Auch Pflanzen und Blumen, die oft auf Grund der Überdüngung von Wiesen nicht mehr wachsen, bekommen in Going wieder Platz zum Blühen. Neben üblichem Löwenzahn sind am Naturschutzhof auch Glockenblumen, Wiesensalbei oder Beinwell zu finden. Maria und Harald verzichten auf ihren Feldern nämlich auf Pestizide oder künstlichen Dünger. Selbst im Gemüsebeet und im Streuobstgarten werden nur Mist der am Hof lebenden Tiere oder Schafsfell und Jauche eingesetzt. Dadurch bekommen auch die Abfälle der fünfzehn Hühner, sieben Schafe und drei Wachteln einen Nutzen. Die Tiere des sogenannten „Lebenshofs“ dürfen bei Going Artenreich ihren Lebensabend genießen, ganz ohne Leistungsdruck. Am Hof wird auf die Bedürfnisse der tierischen Mitbewohner:innen geachtet. Gleichzeitig tragen sie zur wichtigen Kreislaufwirtschaft bei.
Natürlich Urlaub – Der Artenreich-Hof lädt ein
Im traditionellen Bauernhaus wurde mit Secondhand-Möbeln und Originalstücken des Hofes eine gemütliche Atmosphäre geschaffen. Das Herzstück des Anwesens vermietet das Paar an naturliebende Urlauber:innen. Vegane Decken, Bettwäsche aus Baumwolle und Bio- sowie Fairtrade-Produkte spiegeln auch im Inneren des Hofes die Nachhaltigkeit und den Gedanken an die Natur wider.

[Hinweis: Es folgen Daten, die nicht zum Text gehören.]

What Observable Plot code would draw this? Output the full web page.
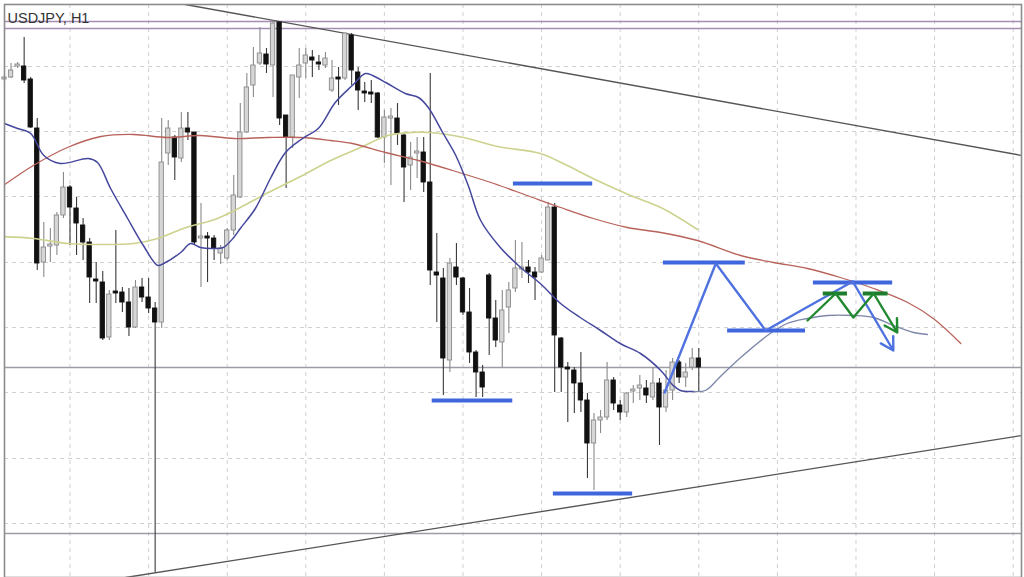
<!DOCTYPE html>
<html><head><meta charset="utf-8">
<script src="https://cdn.jsdelivr.net/npm/d3@7"></script>
<script src="https://cdn.jsdelivr.net/npm/@observablehq/plot@0.6"></script>
<style>body{margin:0;background:#fff;} svg{display:block}</style>
</head><body><div id="chart"></div>
<script>
const title = "USDJPY, H1";
// Candles (bar index = position in arrays), prices
const open  = [119.21,119.23,119.34,119.34,119.21,118.72,117.38,117.54,117.55,117.85,118.13,117.92,117.75,117.58,117.21,117.18,116.63,117.09,117.08,116.98,116.73,117.13,117.03,116.92,116.78,118.47,118.63,118.42,118.72,118.68,117.62,117.64,117.62,117.47,117.42,117.70,118.03,118.68,119.15,119.37,119.46,119.35,119.78,118.85,118.63,119.23,119.37,119.43,119.38,119.35,119.10,119.23,119.22,119.65,119.28,119.09,119.08,119.07,118.63,118.82,118.82,118.65,118.35,118.47,118.48,118.18,117.28,117.22,116.40,117.33,117.22,116.88,116.48,116.28,117.25,116.82,116.58,116.93,117.12,117.31,117.33,117.28,117.28,117.40,117.93,116.62,116.33,116.30,116.17,116.00,115.57,115.80,115.83,116.20,115.95,115.88,116.09,116.12,116.12,116.03,116.17,115.93,116.10,116.38,116.23,116.33,116.42];
const high  = [119.26,119.37,119.38,119.63,119.23,118.82,117.78,117.72,117.88,118.28,118.15,118.03,117.82,117.62,117.38,117.29,117.10,117.70,117.13,117.12,117.20,117.22,117.22,116.98,118.82,118.80,118.65,118.88,118.88,118.68,117.97,117.68,117.65,117.55,117.72,118.25,118.97,119.27,119.53,119.73,119.52,119.80,119.78,118.85,119.25,119.52,119.52,119.50,119.45,119.48,119.40,119.33,119.67,119.67,119.33,119.18,119.20,119.08,118.90,118.92,118.97,118.67,118.58,118.63,118.63,119.27,117.67,117.32,117.42,117.57,117.23,117.12,116.50,116.35,117.27,117.00,117.10,117.18,117.60,117.58,117.40,117.33,117.45,117.98,117.97,116.63,116.38,116.33,116.48,116.07,115.87,115.90,116.38,116.23,116.00,116.08,116.15,116.25,116.20,116.33,116.22,116.30,116.42,116.40,116.37,116.52,116.52];
const low   = [119.18,119.22,119.32,119.17,118.72,117.30,117.23,117.38,117.45,117.82,117.55,117.45,117.40,116.97,116.97,116.60,116.60,116.97,116.88,116.64,116.72,116.98,116.87,114.28,116.72,118.35,118.20,118.38,118.60,117.55,117.13,117.18,117.40,117.36,117.40,117.65,118.02,118.67,119.03,119.35,119.27,119.03,118.75,118.12,118.52,119.02,119.22,119.23,119.30,119.32,119.08,118.95,119.20,119.15,118.90,118.98,118.97,118.62,118.37,118.15,118.55,117.98,118.10,118.22,118.08,117.15,116.78,116.05,116.28,117.15,116.85,116.37,116.03,116.03,116.45,116.53,116.33,116.67,117.08,117.22,117.17,117.00,117.27,117.40,116.08,116.08,115.78,115.87,115.88,115.22,115.10,115.67,115.80,115.90,115.80,115.83,115.97,116.00,115.97,116.00,115.55,115.88,116.00,116.17,116.13,116.30,116.08];
const close = [119.23,119.30,119.36,119.20,118.73,117.37,117.53,117.56,117.85,118.13,117.93,117.77,117.58,117.23,117.19,116.62,117.06,117.07,116.98,116.73,117.13,117.03,116.92,116.78,118.38,118.72,118.43,118.72,118.68,117.58,117.64,117.62,117.52,117.52,117.70,118.05,118.68,119.13,119.35,119.47,119.36,119.77,118.82,118.63,119.25,119.35,119.45,119.40,119.36,119.42,119.22,119.21,119.67,119.30,119.10,119.07,119.06,118.63,118.83,118.84,118.67,118.33,118.43,118.49,118.18,117.30,117.25,116.42,117.37,117.23,116.88,116.48,116.28,116.13,116.82,116.60,116.90,117.10,117.32,117.33,117.28,117.23,117.42,117.93,116.65,116.33,116.31,116.17,116.00,115.57,115.80,115.83,116.20,115.97,115.88,116.07,116.11,116.15,116.05,116.17,115.93,116.10,116.38,116.23,116.28,116.42,116.33];

// Moving averages
const blueX = [0,2,4,6,8.5,12.8,14.2,16.2,18.8,21.2,23.4,24.3,26.9,28.4,29.9,31.9,33.4,35,36,38.3,40.6,42.9,45.5,47.9,50.5,53.1,55.1,56.2,58.2,61.2,63.2,64.7,66.9,68.9,70.8,72.7,75.7,78.8,81.8,84.9,87.9,91,94,97.1,100.2,102.1,103.2,105.2];
const blueY = [118.77,118.72,118.67,118.45,118.37,118.42,118.38,118.12,117.82,117.55,117.35,117.37,117.48,117.57,117.53,117.52,117.53,117.63,117.72,117.92,118.22,118.48,118.62,118.72,118.98,119.15,119.27,119.25,119.18,119.07,119.03,118.93,118.68,118.45,118.15,117.80,117.53,117.33,117.17,116.97,116.83,116.70,116.57,116.47,116.30,116.15,116.10,116.09];
const blueExtX = [105.2,107,109.3,112.4,116.9,119.5,122.6,125.6,129.6,132.7,135.7,138.8,140.9];
const blueExtY = [116.09,116.10,116.24,116.43,116.67,116.77,116.82,116.85,116.85,116.83,116.75,116.68,116.66];
const redX = [-0.6,4.4,9.6,14.7,19.7,24.9,29.9,35,40.2,45.2,49.8,53.1,58.2,63.2,68.4,74.7,79.8,84.9,89.9,95.1,100.2,105.8,112.4,117.4,122.6,127.6,132.7,137.9,141.8,146];
const redY = [118.13,118.35,118.53,118.64,118.66,118.63,118.65,118.62,118.63,118.63,118.60,118.57,118.48,118.40,118.30,118.17,118.05,117.93,117.82,117.73,117.68,117.60,117.45,117.38,117.32,117.23,117.12,116.98,116.82,116.57];
const yelX = [-0.6,4.4,9.6,14.7,19.7,23.4,27.3,32.5,36,40.3,45.5,49.8,54.7,58.5,62,65,70.1,75.3,81.8,85.3,90.5,95.6,100.2,105.8];
const yelY = [117.64,117.62,117.57,117.56,117.57,117.62,117.72,117.82,117.93,118.08,118.25,118.40,118.54,118.65,118.68,118.68,118.63,118.54,118.47,118.37,118.20,118.05,117.93,117.71];

// Grid, levels, trendlines
const gridX = [10,22,34,46,58,70,82,94,106,118,130,142,154];
const gridY = [119.34,118.69,118.04,117.38,116.73,116.08,115.42,114.77];
const purpleLevels = [119.79,119.72];
const grayLevels = [116.33,114.67];
const trendDownX = [27.6,155.3], trendDownY = [119.96,118.45];
const trendUpX = [18.5,155.3], trendUpY = [114.23,115.65];

// Hand-drawn annotations
const annoLevel = [118.17,116.00,115.07,117.38,116.70,117.18];
const annoStart = [77.7,65.3,83.8,100.6,110.4,123.5];
const annoEnd   = [89.8,77.6,95.9,113.1,122.3,135.6];
const zigX = [100.8,108.6,116.2,129.5,135.7];
const zigY = [116.08,117.37,116.70,117.19,116.50];
const greenLevel = [117.07,117.07];
const greenStart = [125.0,131.1];
const greenEnd   = [128.7,134.9];
const gX = [122.6,126.9,129.6,132.7,136.3];
const gY = [116.80,117.07,116.83,117.07,116.68];

const candles = open.map((o,i)=>({i, open:o, high:high[i], low:low[i], close:close[i]}));
const isBull = d => d.close >= d.open;
const pts = (xs, ys) => xs.map((x,k)=>({x, y: ys[k]}));
const segs = (lv, s, e) => lv.map((y,k)=>({x1:s[k], x2:e[k], y}));
const lastSeg = (xs, ys) => [{x1:xs[xs.length-2], y1:ys[ys.length-2], x2:xs[xs.length-1], y2:ys[ys.length-1]}];
const annoSegs = segs(annoLevel, annoStart, annoEnd);
const greenSegs = segs(greenLevel, greenStart, greenEnd);

const chart = Plot.plot({
  width:1024, height:577,
  marginLeft:4, marginTop:4, marginRight:3, marginBottom:0,
  x:{domain:[0,155.27], axis:null},
  y:{domain:[114.23,119.96], axis:null},
  style:{background:"#fff", fontFamily:"'Liberation Sans', Arial, sans-serif"},
  marks:[
    Plot.ruleX(gridX, {stroke:"#d0d0d0", strokeDasharray:"4,4", strokeWidth:1}),
    Plot.ruleY(gridY, {stroke:"#d0d0d0", strokeDasharray:"4,4", strokeWidth:1}),
    Plot.ruleY(purpleLevels, {stroke:"#a58db4", strokeWidth:1.6}),
    Plot.ruleY(grayLevels, {stroke:"#9c9ca6", strokeWidth:1.6}),
    Plot.line(pts(trendDownX, trendDownY), {x:"x", y:"y", stroke:"#555", strokeWidth:1.4, clip:true}),
    Plot.line(pts(trendUpX, trendUpY), {x:"x", y:"y", stroke:"#555", strokeWidth:1.4, clip:true}),
    Plot.ruleX(candles, {filter:isBull, x:"i", y1:"low", y2:"high", stroke:"#8a8a8a", strokeWidth:1.1}),
    Plot.ruleX(candles, {filter:d=>!isBull(d), x:"i", y1:"low", y2:"high", stroke:"#3a3a3a", strokeWidth:1.1}),
    Plot.rect(candles, {filter:isBull, x1:d=>d.i-0.33, x2:d=>d.i+0.33, y1:"open", y2:"close", fill:"#d6d6d6", stroke:"#8a8a8a", strokeWidth:0.9}),
    Plot.rect(candles, {filter:d=>!isBull(d), x1:d=>d.i-0.33, x2:d=>d.i+0.33, y1:"open", y2:"close", fill:"#111", stroke:"#111", strokeWidth:0.9}),
    Plot.line(pts(yelX, yelY), {x:"x", y:"y", stroke:"#cdd28e", strokeWidth:1.6, curve:"catmull-rom", clip:true}),
    Plot.line(pts(redX, redY), {x:"x", y:"y", stroke:"#b8625a", strokeWidth:1.3, curve:"catmull-rom", clip:true}),
    Plot.line(pts(blueX, blueY), {x:"x", y:"y", stroke:"#45479c", strokeWidth:1.5, curve:"catmull-rom", clip:true}),
    Plot.line(pts(blueExtX, blueExtY), {x:"x", y:"y", stroke:"#7c86a8", strokeWidth:1.3, curve:"catmull-rom"}),
    Plot.ruleY(annoSegs, {x1:"x1", x2:"x2", y:"y", stroke:"#3f66dc", strokeWidth:4}),
    Plot.line(pts(zigX.slice(0,-1), zigY.slice(0,-1)), {x:"x", y:"y", stroke:"#4f72e0", strokeWidth:2.4}),
    Plot.arrow(lastSeg(zigX, zigY), {x1:"x1", y1:"y1", x2:"x2", y2:"y2", stroke:"#4f72e0", strokeWidth:2.4, headLength:9}),
    Plot.ruleY(greenSegs, {x1:"x1", x2:"x2", y:"y", stroke:"#1d7d2c", strokeWidth:4}),
    Plot.line(pts(gX.slice(0,-1), gY.slice(0,-1)), {x:"x", y:"y", stroke:"#21892f", strokeWidth:2.4}),
    Plot.arrow(lastSeg(gX, gY), {x1:"x1", y1:"y1", x2:"x2", y2:"y2", stroke:"#21892f", strokeWidth:2.4, headLength:9}),
    Plot.text([title], {frameAnchor:"top-left", dx:3, dy:8, fontSize:14.5, fill:"#333"}),
    Plot.frame({stroke:"#8c8c8c", strokeWidth:1.6})
  ]
});
document.getElementById("chart").append(chart);
</script>
</body></html>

So soll im Idealfall auch die Anreise mit den öffentlichen Verkehrsmitteln erfolgen. Vom Bahnhof aus bieten Maria und Harald einen kostenlosen Shuttle zum Hof an. Vor Ort kann vom Radfahren im Sommer bis zum Langlaufen im Winter gesportelt oder einfach die vielfältige Umgebung genossen werden. Außerdem können Gäste interessantes Wissen zu Naturschutzmaßnahmen und artenreichen Blühwiesen mitnehmen. „Es ist uns ein Anliegen, dass wir unseren Betrieb öffnen und Menschen zu uns kommen, um die verschiedenen Bio-Diversitätsmaßnahmen anschauen können. Vielleicht bekommen sie dann auch eine Idee davon, was sie selbst im eigenen Wirkungsbereich umsetzen können“, so Maria.
Dieses Wissen und das nachhaltige Leitbild haben dem Projekt bereits einige Auszeichnungen eingebracht. Denn Going Artenreich gefällt nicht nur den Schmetterlingen und Eidechsen. Grand Prix der Biodiversität, Beeraiffeisen Award oder Greenspiration Award – der Naturschutzhof am Wilden Kaiser überzeugt mit seiner Mission und den naturfreundlichen Aktionen. Im Mai 2023 wurde der Artenreich-Hof zum Klimabündnisbetrieb „Mitglied des Monats“ ernannt. Zwar brauchen die Wiesen und Bäume im Streuobstgarten noch etwas Zeit, sich vollständig zu erholen, bei Maria Schmidt und Harald Stoiber bekommt die Natur aber den nötigen Raum dafür wieder zurück.